Dr. Wu obtained his M.D. from the Zhejiang University in China in 1983 and his Ph.D. in immunology from the Department of Immunology, the University of Manitoba in 1996. Subsequently, Dr. Wu went to the University of California at San Francisco for his postdoctoral training in molecular biology. Dr. Wu took a faculty position as assistant professor in the Department of Medicine, University of Montreal in 1989, and established the Laboratory of Transplantation Immunology in the Notre-Dame Hospital. He was promoted to associate professor in 1995, and to full professor in 2001. Since 1996, he has also been a professor (adjunct) in the Department of Surgery, McGill University.
During his training and professional career, Dr. Wu has received numerous awards including Alfred Rea Tucker Memorial scholarship from the University of Manitoba, postdoctoral fellowship from the National Kidney Foundation of U.S.A., and scholarships from Quebec Health Research Foundation (FRSQ). His research in transplantation immunology has been continuously supported in the last 10 years by national and international peer-reviewed funding agencies such as CIRH (formerly MRC), National Cancer Institute, Kidney Foundation, Heart and Stroke Foundation, Cancer Research Society, and the Roche Organ Transplantation Research Foundation (ROTRF), which is a prestigious peer-reviewed international funding agency (independent of the Roche company) and who funds about 6% of the applications from around the world in organ transplantation research. The total amount of peer-reviewed funding awarded to Dr. Wu in the last 10 years is more than 2-million dollars. Dr. Wu has also received research funding from many pharmaceutical companies such as Wyeth-Ayerst, Roche, Novartis, and Human Genome Sciences Inc.
Dr. Wu maintains vigorous research programs in several novel frontiers of immunology and transplantation. Between 1992 and 1996, Dr. Wu investigated the mechanism of action of rapamycin and published 23 papers in this area. The leading role of Dr. Wu in preclinical and clinical study of rapamycin is well recognized by the transplantation community. For this reason, Dr. Wu was an invited speaker in the Rapamycin Investigators meeting organized by Wyeth-Ayerst in Princeton, 1994.
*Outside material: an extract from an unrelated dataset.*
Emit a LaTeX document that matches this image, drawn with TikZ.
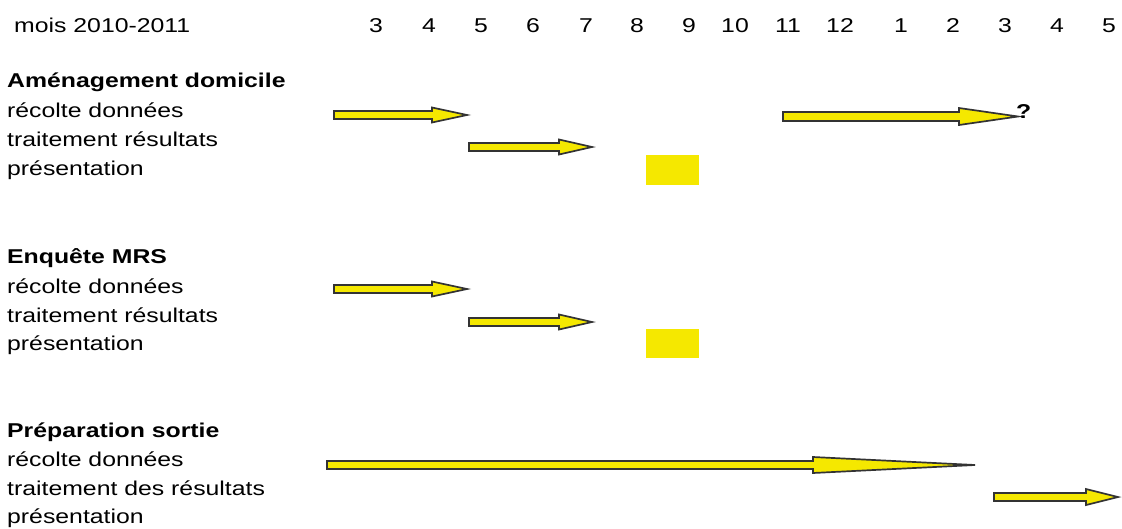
\documentclass[tikz,border=0pt]{standalone}
\usepackage{fontspec}
\setmainfont{Liberation Sans}[FakeStretch=1.24]
\definecolor{ganttyellow}{HTML}{F5E800}
\definecolor{ganttedge}{HTML}{333333}
\tikzset{
  lbl/.style={anchor=base west, inner sep=0pt, font=\fontsize{20}{24}\selectfont},
  ttl/.style={lbl, font=\fontsize{20}{24}\selectfont\bfseries},
  mon/.style={anchor=base, inner sep=0pt, font=\fontsize{20}{24}\selectfont},
  arr/.style={fill=ganttyellow, draw=ganttedge, line width=1.7pt, line join=miter},
  blk/.style={fill=ganttyellow, draw=none}
}
% x start, x tip, y centre, x head start, shaft half height, head half height
\newcommand\ganttarrow[6]{%
  \draw[arr] (#1,#3-#5) -- (#4,#3-#5) -- (#4,#3-#6) -- (#2,#3) -- (#4,#3+#6) -- (#4,#3+#5) -- (#1,#3+#5) -- cycle;}
\begin{document}
\begin{tikzpicture}[x=1pt,y=-1pt]
\useasboundingbox (0,0) rectangle (1122,528);
% header
\node[lbl] (hdr) at (14,32) {mois 2010-2011};
\foreach \m/\x [count=\i] in {3/376,4/429,5/481,6/533,7/586,8/637,9/689,10/735,11/788,12/840,1/901,2/953,3/1005,4/1057,5/1109}
  \node[mon] (m\i) at (\x,32) {\m};
% block 1
\node[ttl] (t1) at (7,87) {Aménagement domicile};
\node[lbl] (t1a) at (7,117) {récolte données};
\node[lbl] (t1b) at (7,146) {traitement résultats};
\node[lbl] (t1c) at (7,175) {présentation};
\ganttarrow{334}{467}{115}{432}{4}{7.5}
\ganttarrow{469}{592}{147}{559}{4}{7.5}
\ganttarrow{783}{1018}{116.5}{959}{4.5}{8.5}
\node[anchor=base west, inner sep=0pt, font=\fontsize{20}{24}\selectfont\bfseries] (q) at (1016,118) {?};
\fill[blk] (646,155) rectangle (699,185);
% block 2
\node[ttl] (t2) at (7,263) {Enquête MRS};
\node[lbl] (t2a) at (7,293) {récolte données};
\node[lbl] (t2b) at (7,322) {traitement résultats};
\node[lbl] (t2c) at (7,350) {présentation};
\ganttarrow{334}{467}{289}{432}{4}{7.5}
\ganttarrow{469}{592}{322}{559}{4}{7.5}
\fill[blk] (646,329) rectangle (699,358);
% block 3
\node[ttl] (t3) at (7,437) {Préparation sortie};
\node[lbl] (t3a) at (7,466) {récolte données};
\node[lbl] (t3b) at (7,495) {traitement des résultats};
\node[lbl] (t3c) at (7,523) {présentation};
\ganttarrow{327}{975}{465}{813}{4}{8}
\ganttarrow{994}{1118}{497}{1086}{4}{8}
\end{tikzpicture}
\end{document}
He has raised and proven a novel hypothesis that the graft itself is the major force to maintain its survival in transplantation. This new concept raised tremendous interest in the transplantation community, and was cited by Literature Scan:Transplantation (10:4, 1994), which only quotes most influential papers in transplantation.
Dr. Wu has pioneered in the research of the role of proteasomes in immune responses. Contrary to the conventional wisdom, Dr. Wu found that immune inhibition could be achieved by blocking protein degradation, and a new proteasome inhibitor DPBA could prevent graft injection without apparent toxicity in animal models. This is the first time a proteasome inhibitor is successfully used in transplantation, and Dr. Wu is in the process of bringing this finding to clinic applications. Two patents authored by Dr. Wu on this topic are pending.
Dr. Wu serves as a member of grant and scholarship committees for the Canadian Institutes of Health Research and Quebec Health Research Foundation for many years, and also serves as an external reviewer for the Kidney Foundation of Canada, the Heart and Stroke Foundation of Canada, and the Canadian Institutes of Health Research. He has been frequently invited by many Canadian and U.S. universities as a guest speaker, and has organized and chaired symposiums of important international conferences such as the International Congress of Transplantation.